2. Explicit cost API¶
Real budget behavior lives here:
BudgetPolicy.estimate_and_enforce(ctx)BudgetPolicy.record_actual(ctx, actual_input_tokens=..., actual_output_tokens=...)BudgetPolicy.current_spend(...)
3. Compatibility stub¶
BudgetPolicy.evaluate(...) intentionally returns an allow result and does not enforce cost ceilings by itself. That method exists so BudgetPolicy can still sit inside HarnessEngine(policies=[...]) without breaking the generic policy pipeline.
Practical consequence:
HarnessEngine(policies=[BudgetPolicy(...)])is not enough, by itself, to guarantee end-to-end budget enforcement in the stock request path.- Budgeting must currently be wired explicitly around LLM calls, as shown in
examples/15_budget_policy/app.py.
PricingRegistry¶
PricingRegistry maps model IDs to per-1k-token pricing.
from agenticapi import PricingRegistry
pricing = PricingRegistry.default()
cost = pricing.estimate_cost(
model="claude-sonnet-4-6",
input_tokens=1500,
output_tokens=800,
)
Important details:
- Costs are stored as
float, notDecimal. - The current default registry includes built-in provider models plus a zero-cost mock model.
- The default registry is a snapshot, not a live pricing feed.
BudgetPolicy Constructor¶
The current parameter names are:
from agenticapi import BudgetPolicy, PricingRegistry
budget = BudgetPolicy(
pricing=PricingRegistry.default(),
max_per_request_usd=0.50,
max_per_session_usd=5.00,
max_per_user_per_day_usd=50.00,
max_per_endpoint_per_day_usd=500.00,
)
The older names below are stale and should not be reintroduced:
max_cost_per_request_usdmax_cost_per_session_usdmax_cost_per_user_usd
SpendStore¶
SpendStore is a small synchronous protocol:
class SpendStore(Protocol):
def get(self, scope: str, key: str, *, day: date | None = None) -> float: ...
def add(self, scope: str, key: str, amount_usd: float, *, day: date | None = None) -> None: ...
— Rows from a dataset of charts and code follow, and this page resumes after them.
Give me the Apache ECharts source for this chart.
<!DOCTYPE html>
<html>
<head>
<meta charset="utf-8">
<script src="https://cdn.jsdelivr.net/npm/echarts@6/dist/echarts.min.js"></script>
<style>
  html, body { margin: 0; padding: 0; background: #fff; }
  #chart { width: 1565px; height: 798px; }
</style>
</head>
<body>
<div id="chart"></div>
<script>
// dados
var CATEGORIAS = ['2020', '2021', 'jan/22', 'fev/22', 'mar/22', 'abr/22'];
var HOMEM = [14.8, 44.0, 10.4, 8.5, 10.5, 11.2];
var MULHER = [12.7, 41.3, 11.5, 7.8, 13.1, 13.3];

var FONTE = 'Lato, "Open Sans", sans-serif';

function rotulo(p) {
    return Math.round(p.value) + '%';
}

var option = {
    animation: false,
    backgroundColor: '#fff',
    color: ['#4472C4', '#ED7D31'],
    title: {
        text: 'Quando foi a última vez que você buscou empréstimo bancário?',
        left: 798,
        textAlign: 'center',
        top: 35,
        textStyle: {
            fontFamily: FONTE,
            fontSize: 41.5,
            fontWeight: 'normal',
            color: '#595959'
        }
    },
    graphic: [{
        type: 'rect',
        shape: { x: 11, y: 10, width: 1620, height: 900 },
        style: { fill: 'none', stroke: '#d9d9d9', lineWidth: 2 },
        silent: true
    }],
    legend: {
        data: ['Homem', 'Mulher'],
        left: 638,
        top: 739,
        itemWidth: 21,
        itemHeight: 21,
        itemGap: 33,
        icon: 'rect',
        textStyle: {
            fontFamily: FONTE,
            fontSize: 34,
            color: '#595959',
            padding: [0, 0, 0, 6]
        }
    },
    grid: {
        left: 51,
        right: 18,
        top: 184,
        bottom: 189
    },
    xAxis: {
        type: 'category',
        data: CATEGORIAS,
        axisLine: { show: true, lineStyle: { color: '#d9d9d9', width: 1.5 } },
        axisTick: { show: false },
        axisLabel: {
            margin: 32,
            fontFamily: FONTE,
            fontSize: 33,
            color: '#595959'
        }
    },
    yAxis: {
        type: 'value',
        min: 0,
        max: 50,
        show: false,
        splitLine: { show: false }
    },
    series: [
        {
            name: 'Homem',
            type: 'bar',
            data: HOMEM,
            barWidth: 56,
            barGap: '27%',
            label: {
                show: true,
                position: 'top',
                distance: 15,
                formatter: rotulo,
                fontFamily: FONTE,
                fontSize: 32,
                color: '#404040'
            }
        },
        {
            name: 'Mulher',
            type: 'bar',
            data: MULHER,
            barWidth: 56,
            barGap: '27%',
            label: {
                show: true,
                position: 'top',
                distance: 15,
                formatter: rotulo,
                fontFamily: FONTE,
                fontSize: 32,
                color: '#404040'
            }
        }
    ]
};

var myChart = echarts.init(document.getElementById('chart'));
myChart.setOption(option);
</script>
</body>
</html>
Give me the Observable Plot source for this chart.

def reset(self, scope: str, key: str | None = None) -> None: ...
Notes:
- The shipped store is
InMemorySpendStore. - It is process-local.
- It keys daily totals by
date, not by a rolling 24-hour window. - Production multi-process deployments need a shared store implementation.
Enforcement Flow¶
The current cost flow is:
- Build a
BudgetEvaluationContext. - Call
estimate_and_enforce(ctx)before the LLM request. - Make the LLM call.
- Call
record_actual(ctx, actual_input_tokens=..., actual_output_tokens=...)after the response.
Example:
from agenticapi import BudgetPolicy, PricingRegistry
from agenticapi.harness.policy.budget_policy import BudgetEvaluationContext
pricing = PricingRegistry.default()
budget = BudgetPolicy(
pricing=pricing,
max_per_request_usd=0.05,
max_per_session_usd=1.00,
)
ctx = BudgetEvaluationContext(
endpoint_name="chat.ask",
session_id="alice-001",
user_id="alice",
model="mock",
input_tokens=120,
max_output_tokens=256,
)
budget.estimate_and_enforce(ctx)
# response = await llm.generate(prompt)
# budget.record_actual(
# ctx,
# actual_input_tokens=response.usage.input_tokens,
# actual_output_tokens=response.usage.output_tokens,
# )
Important nuance:
estimate_and_enforce(...)checks projected spend using current recorded totals plus a worst-case estimate.- It does not reserve the estimate in the store.
record_actual(...)appends actual spend after the call returns.
Exceptions¶
Budget violations raise BudgetExceeded, which maps to HTTP 402.
The current scope values used by the implementation are:
"request""session""user_per_day""endpoint_per_day"
Observability¶
The metrics helper record_budget_block(scope=...) exists, but budget metrics are not emitted automatically from every path yet. New budget-aware flows should record budget blocks explicitly.
Tests And Example¶
Reference points in the current tree:
tests/unit/harness/policy/test_budget_policy.pyexamples/15_budget_policy/app.py
The example is the best source for how to integrate BudgetPolicy today because it shows the explicit call pattern the stock request path does not yet provide automatically.